> [What you need to do]:
Repeat the lines below exactly as they appear, but leave out the images.

* START Material *

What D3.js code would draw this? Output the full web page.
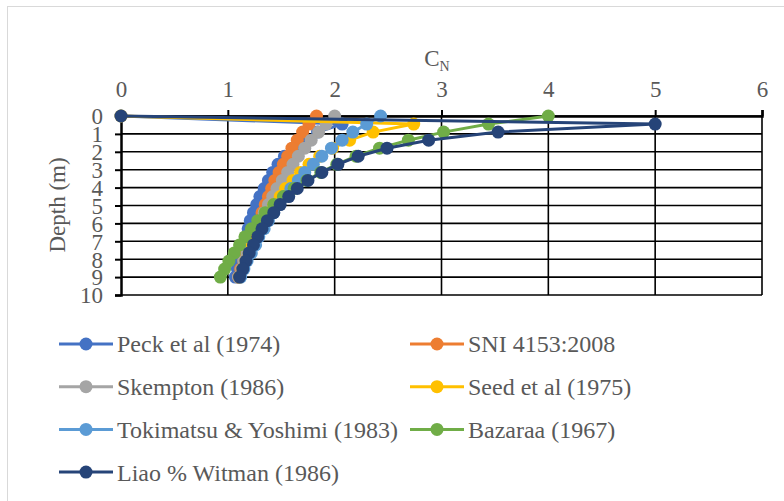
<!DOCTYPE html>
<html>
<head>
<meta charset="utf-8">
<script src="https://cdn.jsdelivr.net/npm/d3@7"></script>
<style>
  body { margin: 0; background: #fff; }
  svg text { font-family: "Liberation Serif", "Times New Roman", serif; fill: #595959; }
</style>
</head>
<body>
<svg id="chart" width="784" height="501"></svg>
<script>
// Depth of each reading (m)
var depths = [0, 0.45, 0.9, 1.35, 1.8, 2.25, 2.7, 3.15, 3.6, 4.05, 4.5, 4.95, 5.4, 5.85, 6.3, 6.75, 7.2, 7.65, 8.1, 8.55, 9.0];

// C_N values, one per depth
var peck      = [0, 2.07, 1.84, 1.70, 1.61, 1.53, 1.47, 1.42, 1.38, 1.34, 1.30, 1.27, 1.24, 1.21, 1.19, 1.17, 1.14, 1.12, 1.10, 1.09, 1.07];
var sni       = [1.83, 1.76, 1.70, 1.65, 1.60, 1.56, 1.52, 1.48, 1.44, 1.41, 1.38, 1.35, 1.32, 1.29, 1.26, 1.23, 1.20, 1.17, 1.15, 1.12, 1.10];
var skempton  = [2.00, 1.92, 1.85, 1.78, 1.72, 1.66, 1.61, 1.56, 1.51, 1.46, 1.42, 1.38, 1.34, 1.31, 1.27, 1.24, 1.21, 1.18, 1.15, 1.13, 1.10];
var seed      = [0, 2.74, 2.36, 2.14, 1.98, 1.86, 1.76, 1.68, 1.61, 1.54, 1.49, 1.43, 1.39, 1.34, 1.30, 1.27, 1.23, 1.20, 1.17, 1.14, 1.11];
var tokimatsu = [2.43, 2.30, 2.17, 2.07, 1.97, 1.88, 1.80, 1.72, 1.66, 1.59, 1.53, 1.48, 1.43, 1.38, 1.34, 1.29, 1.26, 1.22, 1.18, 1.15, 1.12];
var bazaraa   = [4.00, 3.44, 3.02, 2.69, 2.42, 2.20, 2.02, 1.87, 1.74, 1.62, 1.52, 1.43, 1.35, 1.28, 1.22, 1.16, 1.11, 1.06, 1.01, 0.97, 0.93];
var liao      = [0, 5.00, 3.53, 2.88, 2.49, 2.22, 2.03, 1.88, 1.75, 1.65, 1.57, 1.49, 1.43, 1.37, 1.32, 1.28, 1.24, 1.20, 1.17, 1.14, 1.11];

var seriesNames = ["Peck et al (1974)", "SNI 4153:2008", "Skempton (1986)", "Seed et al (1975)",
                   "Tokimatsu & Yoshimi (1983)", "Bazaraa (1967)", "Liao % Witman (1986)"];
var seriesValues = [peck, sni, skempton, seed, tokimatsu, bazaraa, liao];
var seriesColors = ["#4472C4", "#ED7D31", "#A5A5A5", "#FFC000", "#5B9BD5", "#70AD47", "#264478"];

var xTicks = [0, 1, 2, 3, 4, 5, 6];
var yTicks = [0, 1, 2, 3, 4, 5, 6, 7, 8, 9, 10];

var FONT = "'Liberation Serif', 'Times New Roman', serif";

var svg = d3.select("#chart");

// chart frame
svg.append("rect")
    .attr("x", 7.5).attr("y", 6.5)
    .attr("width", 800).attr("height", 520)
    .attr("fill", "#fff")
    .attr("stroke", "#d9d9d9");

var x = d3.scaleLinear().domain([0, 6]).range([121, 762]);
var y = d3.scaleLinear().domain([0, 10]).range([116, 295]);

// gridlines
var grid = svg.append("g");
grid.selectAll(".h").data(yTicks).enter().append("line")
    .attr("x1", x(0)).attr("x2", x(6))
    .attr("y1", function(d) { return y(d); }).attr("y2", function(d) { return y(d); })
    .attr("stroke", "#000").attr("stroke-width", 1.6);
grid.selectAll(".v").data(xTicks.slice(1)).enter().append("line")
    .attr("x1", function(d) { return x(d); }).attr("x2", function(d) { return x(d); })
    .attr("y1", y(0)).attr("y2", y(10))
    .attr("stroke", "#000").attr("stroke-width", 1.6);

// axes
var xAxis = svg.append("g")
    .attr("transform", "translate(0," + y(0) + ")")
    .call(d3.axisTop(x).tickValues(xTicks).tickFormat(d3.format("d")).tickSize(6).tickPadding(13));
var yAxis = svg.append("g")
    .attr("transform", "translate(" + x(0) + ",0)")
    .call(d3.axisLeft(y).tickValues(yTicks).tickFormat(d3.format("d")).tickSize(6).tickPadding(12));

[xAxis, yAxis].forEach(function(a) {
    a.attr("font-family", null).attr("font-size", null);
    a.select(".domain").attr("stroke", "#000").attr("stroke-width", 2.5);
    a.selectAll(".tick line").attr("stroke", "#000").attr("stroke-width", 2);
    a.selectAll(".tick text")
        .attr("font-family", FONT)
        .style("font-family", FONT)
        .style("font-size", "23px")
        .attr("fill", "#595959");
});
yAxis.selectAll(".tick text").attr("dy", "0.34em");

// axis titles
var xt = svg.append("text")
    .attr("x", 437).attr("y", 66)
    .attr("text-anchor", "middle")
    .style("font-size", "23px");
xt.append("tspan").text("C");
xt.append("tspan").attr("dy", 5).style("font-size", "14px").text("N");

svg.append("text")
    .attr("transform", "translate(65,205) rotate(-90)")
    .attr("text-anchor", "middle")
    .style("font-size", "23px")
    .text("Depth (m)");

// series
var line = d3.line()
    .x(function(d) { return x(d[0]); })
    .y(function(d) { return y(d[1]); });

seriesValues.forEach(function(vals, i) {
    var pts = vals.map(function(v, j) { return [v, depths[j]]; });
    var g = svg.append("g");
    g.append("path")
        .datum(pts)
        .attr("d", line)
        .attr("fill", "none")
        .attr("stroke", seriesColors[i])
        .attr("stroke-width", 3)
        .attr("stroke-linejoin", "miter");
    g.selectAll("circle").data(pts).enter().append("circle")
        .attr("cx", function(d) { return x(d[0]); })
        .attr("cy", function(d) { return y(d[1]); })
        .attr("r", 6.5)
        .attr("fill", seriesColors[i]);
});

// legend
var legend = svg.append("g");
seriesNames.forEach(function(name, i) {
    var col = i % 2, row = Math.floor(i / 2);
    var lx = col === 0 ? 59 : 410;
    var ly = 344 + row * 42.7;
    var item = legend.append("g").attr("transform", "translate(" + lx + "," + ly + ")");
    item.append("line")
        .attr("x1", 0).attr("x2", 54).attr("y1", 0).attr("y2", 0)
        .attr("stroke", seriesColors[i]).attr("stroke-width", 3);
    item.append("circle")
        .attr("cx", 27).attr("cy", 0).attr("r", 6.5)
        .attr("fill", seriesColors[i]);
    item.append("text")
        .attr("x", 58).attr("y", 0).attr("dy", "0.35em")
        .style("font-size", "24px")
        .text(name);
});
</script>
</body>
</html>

* END Material *

> [Correct response]:
What D3.js code would draw this? Output the full web page.
<!DOCTYPE html>
<html>
<head>
<meta charset="utf-8">
<script src="https://cdn.jsdelivr.net/npm/d3@7"></script>
<style>
  body { margin: 0; background: #fff; }
  svg text { font-family: "Liberation Serif", "Times New Roman", serif; fill: #595959; }
</style>
</head>
<body>
<svg id="chart" width="784" height="501"></svg>
<script>
// Depth of each reading (m)
var depths = [0, 0.45, 0.9, 1.35, 1.8, 2.25, 2.7, 3.15, 3.6, 4.05, 4.5, 4.95, 5.4, 5.85, 6.3, 6.75, 7.2, 7.65, 8.1, 8.55, 9.0];

// C_N values, one per depth
var peck      = [0, 2.07, 1.84, 1.70, 1.61, 1.53, 1.47, 1.42, 1.38, 1.34, 1.30, 1.27, 1.24, 1.21, 1.19, 1.17, 1.14, 1.12, 1.10, 1.09, 1.07];
var sni       = [1.83, 1.76, 1.70, 1.65, 1.60, 1.56, 1.52, 1.48, 1.44, 1.41, 1.38, 1.35, 1.32, 1.29, 1.26, 1.23, 1.20, 1.17, 1.15, 1.12, 1.10];
var skempton  = [2.00, 1.92, 1.85, 1.78, 1.72, 1.66, 1.61, 1.56, 1.51, 1.46, 1.42, 1.38, 1.34, 1.31, 1.27, 1.24, 1.21, 1.18, 1.15, 1.13, 1.10];
var seed      = [0, 2.74, 2.36, 2.14, 1.98, 1.86, 1.76, 1.68, 1.61, 1.54, 1.49, 1.43, 1.39, 1.34, 1.30, 1.27, 1.23, 1.20, 1.17, 1.14, 1.11];
var tokimatsu = [2.43, 2.30, 2.17, 2.07, 1.97, 1.88, 1.80, 1.72, 1.66, 1.59, 1.53, 1.48, 1.43, 1.38, 1.34, 1.29, 1.26, 1.22, 1.18, 1.15, 1.12];
var bazaraa   = [4.00, 3.44, 3.02, 2.69, 2.42, 2.20, 2.02, 1.87, 1.74, 1.62, 1.52, 1.43, 1.35, 1.28, 1.22, 1.16, 1.11, 1.06, 1.01, 0.97, 0.93];
var liao      = [0, 5.00, 3.53, 2.88, 2.49, 2.22, 2.03, 1.88, 1.75, 1.65, 1.57, 1.49, 1.43, 1.37, 1.32, 1.28, 1.24, 1.20, 1.17, 1.14, 1.11];

var seriesNames = ["Peck et al (1974)", "SNI 4153:2008", "Skempton (1986)", "Seed et al (1975)",
                   "Tokimatsu & Yoshimi (1983)", "Bazaraa (1967)", "Liao % Witman (1986)"];
var seriesValues = [peck, sni, skempton, seed, tokimatsu, bazaraa, liao];
var seriesColors = ["#4472C4", "#ED7D31", "#A5A5A5", "#FFC000", "#5B9BD5", "#70AD47", "#264478"];

var xTicks = [0, 1, 2, 3, 4, 5, 6];
var yTicks = [0, 1, 2, 3, 4, 5, 6, 7, 8, 9, 10];

var FONT = "'Liberation Serif', 'Times New Roman', serif";

var svg = d3.select("#chart");

// chart frame
svg.append("rect")
    .attr("x", 7.5).attr("y", 6.5)
    .attr("width", 800).attr("height", 520)
    .attr("fill", "#fff")
    .attr("stroke", "#d9d9d9");

var x = d3.scaleLinear().domain([0, 6]).range([121, 762]);
var y = d3.scaleLinear().domain([0, 10]).range([116, 295]);

// gridlines
var grid = svg.append("g");
grid.selectAll(".h").data(yTicks).enter().append("line")
    .attr("x1", x(0)).attr("x2", x(6))
    .attr("y1", function(d) { return y(d); }).attr("y2", function(d) { return y(d); })
    .attr("stroke", "#000").attr("stroke-width", 1.6);
grid.selectAll(".v").data(xTicks.slice(1)).enter().append("line")
    .attr("x1", function(d) { return x(d); }).attr("x2", function(d) { return x(d); })
    .attr("y1", y(0)).attr("y2", y(10))
    .attr("stroke", "#000").attr("stroke-width", 1.6);

// axes
var xAxis = svg.append("g")
    .attr("transform", "translate(0," + y(0) + ")")
    .call(d3.axisTop(x).tickValues(xTicks).tickFormat(d3.format("d")).tickSize(6).tickPadding(13));
var yAxis = svg.append("g")
    .attr("transform", "translate(" + x(0) + ",0)")
    .call(d3.axisLeft(y).tickValues(yTicks).tickFormat(d3.format("d")).tickSize(6).tickPadding(12));

[xAxis, yAxis].forEach(function(a) {
    a.attr("font-family", null).attr("font-size", null);
    a.select(".domain").attr("stroke", "#000").attr("stroke-width", 2.5);
    a.selectAll(".tick line").attr("stroke", "#000").attr("stroke-width", 2);
    a.selectAll(".tick text")
        .attr("font-family", FONT)
        .style("font-family", FONT)
        .style("font-size", "23px")
        .attr("fill", "#595959");
});
yAxis.selectAll(".tick text").attr("dy", "0.34em");

// axis titles
var xt = svg.append("text")
    .attr("x", 437).attr("y", 66)
    .attr("text-anchor", "middle")
    .style("font-size", "23px");
xt.append("tspan").text("C");
xt.append("tspan").attr("dy", 5).style("font-size", "14px").text("N");

svg.append("text")
    .attr("transform", "translate(65,205) rotate(-90)")
    .attr("text-anchor", "middle")
    .style("font-size", "23px")
    .text("Depth (m)");

// series
var line = d3.line()
    .x(function(d) { return x(d[0]); })
    .y(function(d) { return y(d[1]); });

seriesValues.forEach(function(vals, i) {
    var pts = vals.map(function(v, j) { return [v, depths[j]]; });
    var g = svg.append("g");
    g.append("path")
        .datum(pts)
        .attr("d", line)
        .attr("fill", "none")
        .attr("stroke", seriesColors[i])
        .attr("stroke-width", 3)
        .attr("stroke-linejoin", "miter");
    g.selectAll("circle").data(pts).enter().append("circle")
        .attr("cx", function(d) { return x(d[0]); })
        .attr("cy", function(d) { return y(d[1]); })
        .attr("r", 6.5)
        .attr("fill", seriesColors[i]);
});

// legend
var legend = svg.append("g");
seriesNames.forEach(function(name, i) {
    var col = i % 2, row = Math.floor(i / 2);
    var lx = col === 0 ? 59 : 410;
    var ly = 344 + row * 42.7;
    var item = legend.append("g").attr("transform", "translate(" + lx + "," + ly + ")");
    item.append("line")
        .attr("x1", 0).attr("x2", 54).attr("y1", 0).attr("y2", 0)
        .attr("stroke", seriesColors[i]).attr("stroke-width", 3);
    item.append("circle")
        .attr("cx", 27).attr("cy", 0).attr("r", 6.5)
        .attr("fill", seriesColors[i]);
    item.append("text")
        .attr("x", 58).attr("y", 0).attr("dy", "0.35em")
        .style("font-size", "24px")
        .text(name);
});
</script>
</body>
</html>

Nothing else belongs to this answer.